“Yes sir,” came the senior’s proud reply.
“Then how many board feet are in a twelve foot long two by eight piece of lumber?”
The startled senior would stammer and admit that he had no idea. At that point my grandfather would lean in and say, “I could solve that problem in seventh grade, and they are giving a high school diploma to you who cannot even make a guess!” Then he would walk away like a gunslinger who had left his nemesis sprawled in the dusty street.
But I also take offense, much like the senior on the street of the small mountain town. It’s true; he didn’t know how to calculate board feet. Nor did he need to know a skill that served my grandfather well in decades past. On the other hand, my grandfather could never seem to figure out the remote for his television set, but the student could probably operate a computer with ease.
Times change. By the time I graduated high school, hand-held calculators had supplanted many of the skills I had spent years mastering. Today, free apps (PhotoMath) can solve complex problems and show the steps in the process. Industry is not looking for candidates capable of doing paper and pencil math procedures. They want people who understand how to use math as a tool to solve complex problems.
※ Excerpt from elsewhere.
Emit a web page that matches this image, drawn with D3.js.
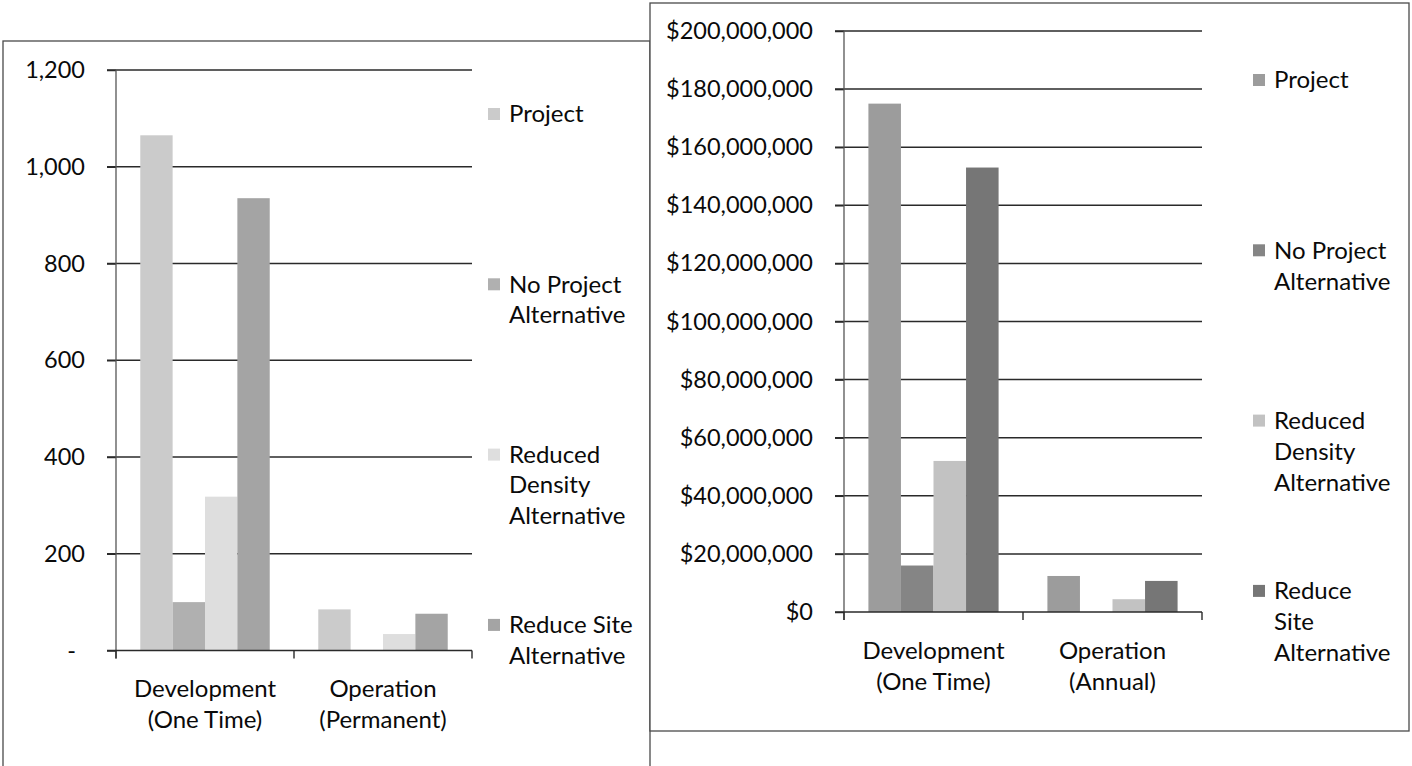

Common Core mathematics is a major step in this direction. Though it has incited much criticism, most of that falls largely into the category of my grandfather’s complaints. Common Core is about understanding math as well as performing it. It is no longer sufficient to simply get a right answer when a calculator can do that for so much less investment. The problems we face in our world are complex and require a firm grasp of mathematical understanding. For the first time, we have a set of standards formed by educational research instead of political appointees.
I envision an earlier generation when my grandfather would have been graduating from high school. A wizened member of his community might have challenged him, “You are graduating from high school, and you don’t know how to shoe a horse?” Times change, skills change, needs change. Let’s move beyond horseshoeing.